- Stored data -
****************

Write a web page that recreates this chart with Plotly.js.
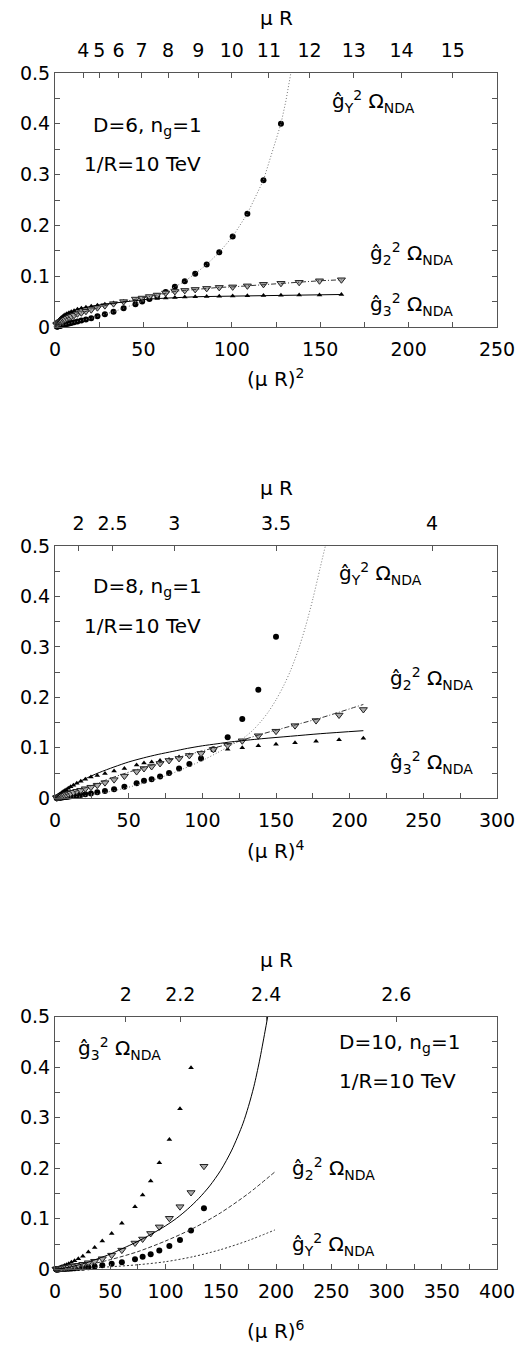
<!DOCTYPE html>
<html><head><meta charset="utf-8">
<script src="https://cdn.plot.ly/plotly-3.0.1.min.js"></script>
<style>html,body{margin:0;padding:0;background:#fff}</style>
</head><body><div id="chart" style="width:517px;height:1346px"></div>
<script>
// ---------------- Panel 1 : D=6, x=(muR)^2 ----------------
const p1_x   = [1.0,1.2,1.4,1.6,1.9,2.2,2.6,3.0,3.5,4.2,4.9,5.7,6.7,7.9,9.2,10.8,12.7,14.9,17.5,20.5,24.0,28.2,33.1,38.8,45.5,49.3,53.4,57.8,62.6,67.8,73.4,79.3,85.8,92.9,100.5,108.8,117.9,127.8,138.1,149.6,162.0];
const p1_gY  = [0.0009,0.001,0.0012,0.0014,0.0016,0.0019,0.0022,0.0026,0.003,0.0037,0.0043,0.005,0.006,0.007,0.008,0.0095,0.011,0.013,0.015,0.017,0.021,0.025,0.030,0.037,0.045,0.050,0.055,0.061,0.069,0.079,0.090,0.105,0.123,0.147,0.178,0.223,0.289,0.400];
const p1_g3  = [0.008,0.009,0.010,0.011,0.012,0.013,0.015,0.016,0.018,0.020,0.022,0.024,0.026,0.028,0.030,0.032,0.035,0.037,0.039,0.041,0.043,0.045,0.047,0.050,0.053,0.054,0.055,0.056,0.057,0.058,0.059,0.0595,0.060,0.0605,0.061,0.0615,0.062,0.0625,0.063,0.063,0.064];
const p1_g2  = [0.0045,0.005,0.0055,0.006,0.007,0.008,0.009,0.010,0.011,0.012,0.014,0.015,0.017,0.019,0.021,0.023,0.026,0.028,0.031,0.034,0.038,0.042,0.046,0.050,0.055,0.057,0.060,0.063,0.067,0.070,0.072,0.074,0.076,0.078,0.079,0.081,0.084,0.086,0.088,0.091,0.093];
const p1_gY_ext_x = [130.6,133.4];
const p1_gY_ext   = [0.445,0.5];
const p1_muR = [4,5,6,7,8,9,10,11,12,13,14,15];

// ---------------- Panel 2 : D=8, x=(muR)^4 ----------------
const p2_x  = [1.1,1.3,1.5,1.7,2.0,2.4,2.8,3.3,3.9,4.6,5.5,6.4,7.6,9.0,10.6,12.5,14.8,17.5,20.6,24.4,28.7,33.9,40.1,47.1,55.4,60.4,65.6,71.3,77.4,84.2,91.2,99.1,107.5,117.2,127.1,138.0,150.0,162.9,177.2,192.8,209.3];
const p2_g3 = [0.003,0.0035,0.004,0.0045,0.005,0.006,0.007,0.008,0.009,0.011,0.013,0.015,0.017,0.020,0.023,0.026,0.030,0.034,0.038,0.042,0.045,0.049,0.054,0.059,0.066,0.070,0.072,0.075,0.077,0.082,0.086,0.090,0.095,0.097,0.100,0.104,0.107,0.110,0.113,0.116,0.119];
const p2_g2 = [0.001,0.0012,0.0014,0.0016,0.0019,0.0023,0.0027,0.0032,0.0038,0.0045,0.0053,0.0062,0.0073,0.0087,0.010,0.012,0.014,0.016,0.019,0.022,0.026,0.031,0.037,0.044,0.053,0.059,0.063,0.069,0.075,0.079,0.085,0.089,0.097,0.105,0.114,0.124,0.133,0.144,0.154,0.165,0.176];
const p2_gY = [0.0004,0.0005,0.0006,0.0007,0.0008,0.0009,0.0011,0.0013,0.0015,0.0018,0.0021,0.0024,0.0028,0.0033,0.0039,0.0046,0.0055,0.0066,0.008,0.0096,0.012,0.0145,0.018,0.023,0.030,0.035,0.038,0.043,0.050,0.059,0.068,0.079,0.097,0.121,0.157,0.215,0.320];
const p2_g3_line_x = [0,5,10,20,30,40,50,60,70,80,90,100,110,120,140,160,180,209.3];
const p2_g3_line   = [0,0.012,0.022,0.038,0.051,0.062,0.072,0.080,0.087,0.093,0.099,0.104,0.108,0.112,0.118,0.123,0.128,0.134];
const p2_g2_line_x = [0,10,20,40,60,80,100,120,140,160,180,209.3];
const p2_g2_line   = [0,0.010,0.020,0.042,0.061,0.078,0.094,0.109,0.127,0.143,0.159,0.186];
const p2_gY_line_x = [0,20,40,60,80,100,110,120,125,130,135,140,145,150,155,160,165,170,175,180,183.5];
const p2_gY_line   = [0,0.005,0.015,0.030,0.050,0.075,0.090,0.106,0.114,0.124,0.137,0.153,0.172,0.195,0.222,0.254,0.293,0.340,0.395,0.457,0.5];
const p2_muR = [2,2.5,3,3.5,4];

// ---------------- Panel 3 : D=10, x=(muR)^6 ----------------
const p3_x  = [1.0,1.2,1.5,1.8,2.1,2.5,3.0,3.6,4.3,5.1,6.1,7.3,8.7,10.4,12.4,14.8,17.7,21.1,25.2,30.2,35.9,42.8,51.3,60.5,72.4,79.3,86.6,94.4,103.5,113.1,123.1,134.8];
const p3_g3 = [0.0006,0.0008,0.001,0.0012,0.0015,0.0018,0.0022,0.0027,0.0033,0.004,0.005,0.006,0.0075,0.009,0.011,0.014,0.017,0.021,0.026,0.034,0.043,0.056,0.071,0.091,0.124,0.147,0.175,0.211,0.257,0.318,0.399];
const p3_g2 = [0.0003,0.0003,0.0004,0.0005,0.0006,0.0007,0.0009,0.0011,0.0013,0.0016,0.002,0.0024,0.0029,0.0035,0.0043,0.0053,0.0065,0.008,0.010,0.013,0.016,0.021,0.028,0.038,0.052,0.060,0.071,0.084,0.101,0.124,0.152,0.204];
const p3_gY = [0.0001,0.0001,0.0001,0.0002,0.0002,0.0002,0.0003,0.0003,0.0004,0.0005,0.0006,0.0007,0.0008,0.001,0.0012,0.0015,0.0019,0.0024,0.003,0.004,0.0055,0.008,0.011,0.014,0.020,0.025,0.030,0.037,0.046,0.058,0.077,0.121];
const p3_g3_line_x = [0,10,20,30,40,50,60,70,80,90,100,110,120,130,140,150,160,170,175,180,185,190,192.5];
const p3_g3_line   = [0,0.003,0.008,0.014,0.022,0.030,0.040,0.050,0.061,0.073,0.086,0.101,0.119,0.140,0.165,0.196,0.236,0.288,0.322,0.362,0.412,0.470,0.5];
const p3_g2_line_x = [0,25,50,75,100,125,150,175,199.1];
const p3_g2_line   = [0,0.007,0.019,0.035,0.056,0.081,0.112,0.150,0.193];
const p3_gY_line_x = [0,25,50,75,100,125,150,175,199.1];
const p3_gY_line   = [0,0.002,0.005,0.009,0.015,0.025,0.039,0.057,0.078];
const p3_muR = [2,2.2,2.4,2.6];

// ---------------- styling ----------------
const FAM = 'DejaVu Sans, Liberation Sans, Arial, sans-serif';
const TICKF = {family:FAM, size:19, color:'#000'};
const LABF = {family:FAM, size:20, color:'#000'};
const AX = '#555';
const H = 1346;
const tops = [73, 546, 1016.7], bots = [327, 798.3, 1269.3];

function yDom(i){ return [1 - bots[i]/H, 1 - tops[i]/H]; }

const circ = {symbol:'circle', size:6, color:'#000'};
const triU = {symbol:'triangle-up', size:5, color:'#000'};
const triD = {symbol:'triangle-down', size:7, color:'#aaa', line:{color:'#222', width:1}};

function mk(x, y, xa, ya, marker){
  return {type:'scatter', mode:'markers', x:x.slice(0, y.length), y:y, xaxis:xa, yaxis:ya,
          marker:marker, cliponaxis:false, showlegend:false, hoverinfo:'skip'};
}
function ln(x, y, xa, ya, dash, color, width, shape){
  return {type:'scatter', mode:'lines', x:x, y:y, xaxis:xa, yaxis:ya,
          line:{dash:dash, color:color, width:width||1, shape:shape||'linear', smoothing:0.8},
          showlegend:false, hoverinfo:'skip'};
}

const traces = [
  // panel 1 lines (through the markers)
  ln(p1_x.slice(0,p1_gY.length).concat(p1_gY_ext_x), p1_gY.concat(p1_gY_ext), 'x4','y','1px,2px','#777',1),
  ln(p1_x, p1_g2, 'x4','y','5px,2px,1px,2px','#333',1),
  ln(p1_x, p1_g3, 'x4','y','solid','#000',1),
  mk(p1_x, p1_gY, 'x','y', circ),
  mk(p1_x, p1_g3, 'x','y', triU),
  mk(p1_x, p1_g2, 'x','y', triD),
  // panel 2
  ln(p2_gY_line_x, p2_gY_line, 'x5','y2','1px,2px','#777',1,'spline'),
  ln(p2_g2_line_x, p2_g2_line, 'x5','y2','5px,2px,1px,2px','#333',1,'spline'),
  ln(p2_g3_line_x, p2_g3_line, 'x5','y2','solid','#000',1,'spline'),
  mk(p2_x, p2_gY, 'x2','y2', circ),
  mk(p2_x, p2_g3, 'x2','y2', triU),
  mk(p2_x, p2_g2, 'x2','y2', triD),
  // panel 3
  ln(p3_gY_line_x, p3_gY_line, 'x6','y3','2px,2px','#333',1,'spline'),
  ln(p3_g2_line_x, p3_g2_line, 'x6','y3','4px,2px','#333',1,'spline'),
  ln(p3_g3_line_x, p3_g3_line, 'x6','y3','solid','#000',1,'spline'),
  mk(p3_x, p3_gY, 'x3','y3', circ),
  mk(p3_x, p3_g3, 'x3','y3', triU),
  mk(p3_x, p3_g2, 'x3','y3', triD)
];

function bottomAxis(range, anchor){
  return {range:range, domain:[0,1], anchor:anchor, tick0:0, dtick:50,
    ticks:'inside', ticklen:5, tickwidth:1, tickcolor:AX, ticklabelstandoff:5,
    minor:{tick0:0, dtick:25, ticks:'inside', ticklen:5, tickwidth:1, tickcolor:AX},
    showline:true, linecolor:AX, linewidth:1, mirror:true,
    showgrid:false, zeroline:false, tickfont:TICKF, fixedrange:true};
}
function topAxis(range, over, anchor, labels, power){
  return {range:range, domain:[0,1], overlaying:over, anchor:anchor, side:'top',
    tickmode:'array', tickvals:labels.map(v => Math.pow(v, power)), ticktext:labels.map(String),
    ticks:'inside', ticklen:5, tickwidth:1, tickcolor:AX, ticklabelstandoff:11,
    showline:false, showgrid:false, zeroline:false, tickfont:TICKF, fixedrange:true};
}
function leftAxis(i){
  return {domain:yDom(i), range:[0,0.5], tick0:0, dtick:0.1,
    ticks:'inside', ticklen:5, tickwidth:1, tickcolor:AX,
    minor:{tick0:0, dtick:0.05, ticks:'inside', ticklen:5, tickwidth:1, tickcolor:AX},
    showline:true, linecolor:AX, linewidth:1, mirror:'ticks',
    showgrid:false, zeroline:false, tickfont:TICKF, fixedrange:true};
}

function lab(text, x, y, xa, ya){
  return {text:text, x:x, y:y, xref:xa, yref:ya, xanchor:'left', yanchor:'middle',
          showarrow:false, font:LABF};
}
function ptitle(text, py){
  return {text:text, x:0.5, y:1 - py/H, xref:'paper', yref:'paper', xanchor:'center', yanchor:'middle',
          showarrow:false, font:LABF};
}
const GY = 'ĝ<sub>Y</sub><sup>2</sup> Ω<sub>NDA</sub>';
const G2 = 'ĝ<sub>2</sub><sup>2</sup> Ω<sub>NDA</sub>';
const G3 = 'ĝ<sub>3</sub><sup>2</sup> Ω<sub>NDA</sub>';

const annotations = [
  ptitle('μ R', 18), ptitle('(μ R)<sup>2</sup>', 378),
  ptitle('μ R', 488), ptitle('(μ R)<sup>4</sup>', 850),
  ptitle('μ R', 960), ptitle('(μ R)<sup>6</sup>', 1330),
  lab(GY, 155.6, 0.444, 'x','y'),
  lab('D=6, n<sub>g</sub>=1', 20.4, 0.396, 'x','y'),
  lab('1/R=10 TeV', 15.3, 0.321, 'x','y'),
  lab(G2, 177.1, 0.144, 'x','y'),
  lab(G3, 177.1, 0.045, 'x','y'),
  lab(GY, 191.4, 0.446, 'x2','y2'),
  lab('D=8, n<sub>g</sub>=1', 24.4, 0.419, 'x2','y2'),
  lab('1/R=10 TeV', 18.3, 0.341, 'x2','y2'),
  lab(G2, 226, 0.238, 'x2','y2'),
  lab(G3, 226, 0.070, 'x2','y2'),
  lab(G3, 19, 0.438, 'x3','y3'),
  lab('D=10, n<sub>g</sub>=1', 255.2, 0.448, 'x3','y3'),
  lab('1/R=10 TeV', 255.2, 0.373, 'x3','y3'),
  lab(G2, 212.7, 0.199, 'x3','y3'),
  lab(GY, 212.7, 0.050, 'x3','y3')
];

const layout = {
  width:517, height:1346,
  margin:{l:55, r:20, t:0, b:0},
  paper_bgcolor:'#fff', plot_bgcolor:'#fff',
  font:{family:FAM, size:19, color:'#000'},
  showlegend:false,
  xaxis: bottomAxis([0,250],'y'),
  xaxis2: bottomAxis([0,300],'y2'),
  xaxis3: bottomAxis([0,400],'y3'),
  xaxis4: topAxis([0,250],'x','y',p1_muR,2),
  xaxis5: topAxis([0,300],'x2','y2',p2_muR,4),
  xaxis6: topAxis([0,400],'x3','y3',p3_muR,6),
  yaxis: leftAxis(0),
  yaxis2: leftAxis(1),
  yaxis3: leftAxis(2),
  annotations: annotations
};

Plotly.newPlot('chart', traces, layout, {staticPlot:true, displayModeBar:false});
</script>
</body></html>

****************

- Directions for this task -
Return the material line for line, from its beginning to the line that contains "const p1_muR = [4,5,6,7,8,9,10,11,12,13,14,15];", with the pictures left out.

- Reply -
Write a web page that recreates this chart with Plotly.js.
<!DOCTYPE html>
<html><head><meta charset="utf-8">
<script src="https://cdn.plot.ly/plotly-3.0.1.min.js"></script>
<style>html,body{margin:0;padding:0;background:#fff}</style>
</head><body><div id="chart" style="width:517px;height:1346px"></div>
<script>
// ---------------- Panel 1 : D=6, x=(muR)^2 ----------------
const p1_x   = [1.0,1.2,1.4,1.6,1.9,2.2,2.6,3.0,3.5,4.2,4.9,5.7,6.7,7.9,9.2,10.8,12.7,14.9,17.5,20.5,24.0,28.2,33.1,38.8,45.5,49.3,53.4,57.8,62.6,67.8,73.4,79.3,85.8,92.9,100.5,108.8,117.9,127.8,138.1,149.6,162.0];
const p1_gY  = [0.0009,0.001,0.0012,0.0014,0.0016,0.0019,0.0022,0.0026,0.003,0.0037,0.0043,0.005,0.006,0.007,0.008,0.0095,0.011,0.013,0.015,0.017,0.021,0.025,0.030,0.037,0.045,0.050,0.055,0.061,0.069,0.079,0.090,0.105,0.123,0.147,0.178,0.223,0.289,0.400];
const p1_g3  = [0.008,0.009,0.010,0.011,0.012,0.013,0.015,0.016,0.018,0.020,0.022,0.024,0.026,0.028,0.030,0.032,0.035,0.037,0.039,0.041,0.043,0.045,0.047,0.050,0.053,0.054,0.055,0.056,0.057,0.058,0.059,0.0595,0.060,0.0605,0.061,0.0615,0.062,0.0625,0.063,0.063,0.064];
const p1_g2  = [0.0045,0.005,0.0055,0.006,0.007,0.008,0.009,0.010,0.011,0.012,0.014,0.015,0.017,0.019,0.021,0.023,0.026,0.028,0.031,0.034,0.038,0.042,0.046,0.050,0.055,0.057,0.060,0.063,0.067,0.070,0.072,0.074,0.076,0.078,0.079,0.081,0.084,0.086,0.088,0.091,0.093];
const p1_gY_ext_x = [130.6,133.4];
const p1_gY_ext   = [0.445,0.5];
const p1_muR = [4,5,6,7,8,9,10,11,12,13,14,15];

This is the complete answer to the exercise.